The Palestinian president’s office condemned the violence, saying there had been around 30 settler attacks in the Nablus area in less than a month. Spokesman Nabil Abu Rudeineh calledon the United States to intervene.
The Israeli military said a group of settlers had confronted both its own forces and the police.
“The IDF strongly condemns all violence of any kind against IDF personnel and views such incidents with utmost severity,” the Army said in its statement.
According to the United Nations, more than 700,000 Israeli settlers now live among three million Palestinians in the West Bank and East Jerusalem, territory Israel captured in 1967.
Most countries deem settlements built on the captured land to be illegal.
Israel disputes this and cites historical and biblical ties to the land.
There has been a surge in violence across the West Bank since the October 7, 2023 attack by Hamas militants on southern Israel, which triggered Israel’s war against Hamas in Gaza and a wider conflict on several fronts.

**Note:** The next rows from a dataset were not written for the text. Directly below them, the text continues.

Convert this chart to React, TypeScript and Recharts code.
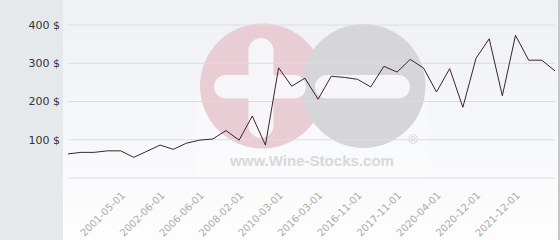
import { LineChart, Line, XAxis, YAxis, CartesianGrid } from 'recharts';

// sale dates (only some are printed on the axis)
const dates = [
  '2000-01-01', '2000-05-01', '2000-09-01', '2001-01-01', '2001-05-01', '2001-10-01',
  '2002-02-01', '2002-06-01', '2003-06-01', '2005-01-01', '2006-06-01', '2007-01-01',
  '2007-09-01', '2008-02-01', '2008-10-01', '2009-06-01', '2010-03-01', '2011-06-01',
  '2013-09-01', '2016-03-01', '2016-06-01', '2016-09-01', '2016-11-01', '2017-02-01',
  '2017-06-01', '2017-11-01', '2018-09-01', '2019-07-01', '2020-04-01', '2020-07-01',
  '2020-10-01', '2020-12-01', '2021-03-01', '2021-08-01', '2021-12-01', '2022-04-01',
  '2022-09-01', '2023-02-01',
];

const prices = [
  63, 67, 67, 71, 71, 54, 70, 86, 75, 91, 99, 102,
  124, 99, 162, 86, 288, 240, 261, 206, 266, 263,
  258, 238, 292, 277, 310, 288, 225, 286, 185, 313,
  364, 215, 373, 308, 308, 280,
];

const axisDates = [
  '2001-05-01', '2002-06-01', '2006-06-01', '2008-02-01', '2010-03-01', '2016-03-01',
  '2016-11-01', '2017-11-01', '2020-04-01', '2020-12-01', '2021-12-01',
];

const priceTicks = [0, 100, 200, 300, 400];

const data = dates.map((date, i) => ({ date, price: prices[i] }));

function Backdrop() {
  return (
    <svg width={560} height={240} style={{ position: 'absolute', left: 0, top: 0 }}>
      <defs>
        <linearGradient id="plotBg" x1="0" y1="0" x2="0" y2="1">
          <stop offset="0%" stopColor="#eef0f4" />
          <stop offset="100%" stopColor="#fdfdfd" />
        </linearGradient>
      </defs>
      <rect x={0} y={0} width={63} height={240} fill="#e6e9ec" />
      <rect x={63} y={0} width={497} height={240} fill="url(#plotBg)" />
      <rect x={558} y={0} width={2} height={240} fill="#c4c6c9" />
      {/* wine-stocks watermark */}
      <rect x={196} y={95} width={232} height={82} fill="#ffffff" opacity={0.3} />
      <circle cx={262.5} cy={86} r={62.5} fill="#e8cdd5" />
      <circle cx={363.5} cy={86} r={62} fill="#d6d6d9" />
      <rect x={248.5} y={38} width={25} height={100} rx={12.5} fill="#f6f6f8" />
      <rect x={214} y={75} width={92} height={23.5} rx={11.75} fill="#f6f6f8" />
      <rect x={315} y={75} width={95} height={23.5} rx={11.75} fill="#f6f6f8" />
      <text x={413} y={144} fontSize={13} fill="#d2d2d5" textAnchor="middle" fontFamily="Liberation Sans">
        ®
      </text>
      <text
        x={230}
        y={166}
        fontSize={15}
        fontWeight="bold"
        fill="#d8d8db"
        fontFamily="Liberation Sans"
        textLength={164}
        lengthAdjust="spacingAndGlyphs"
      >
        www.Wine-Stocks.com
      </text>
    </svg>
  );
}

export default function App() {
  return (
    <div style={{ position: 'absolute', left: 0, top: 0, width: 560, height: 240 }}>
      <Backdrop />
      <div style={{ position: 'absolute', left: 0, top: 0 }}>
        <LineChart width={560} height={240} data={data} margin={{ top: 25, right: 5, bottom: 0, left: 0 }}>
          <CartesianGrid vertical={false} stroke="#dcdcdf" />
          <XAxis
            dataKey="date"
            ticks={axisDates}
            interval={0}
            height={62}
            axisLine={false}
            tickLine={false}
            tickSize={0}
            tickMargin={13}
            angle={-45}
            textAnchor="end"
            tick={{ fill: '#ababab', fontSize: 10, fontFamily: 'DejaVu Sans' }}
          />
          <YAxis
            domain={[0, 400]}
            ticks={priceTicks}
            width={68}
            axisLine={false}
            tickLine={false}
            tickSize={0}
            tickMargin={8}
            tickFormatter={(v) => (v === 0 ? '' : `${v} $`)}
            tick={{ fill: '#333333', fontSize: 11, fontFamily: 'DejaVu Sans' }}
          />
          <Line
            type="linear"
            dataKey="price"
            stroke="#3b2230"
            strokeWidth={1}
            dot={false}
            isAnimationActive={false}
          />
        </LineChart>
      </div>
    </div>
  );
}
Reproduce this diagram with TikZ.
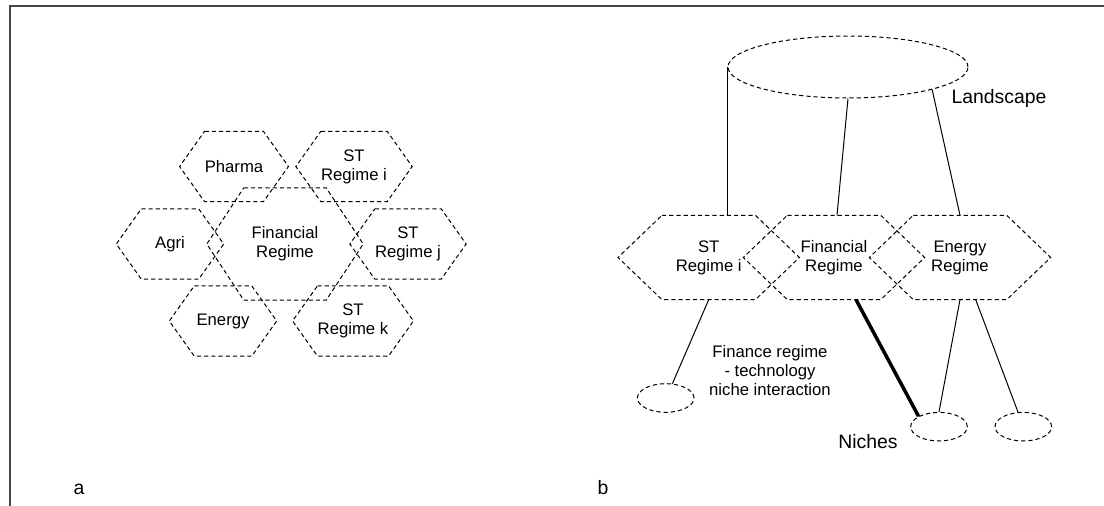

Some settler youth groups reject the jurisdiction of the Israeli military in areas that they see as under their control and have attacked Israeli forces, as well as Palestinians.
Some settler leaders have said violence has no place in their movement and have called for offenders to be prosecuted.
Settler groups have taken advantage of the Gaza violence to try to build new outposts in areas that the Israeli state has not yet authorised, with the army occasionally dispatched to dismantle them.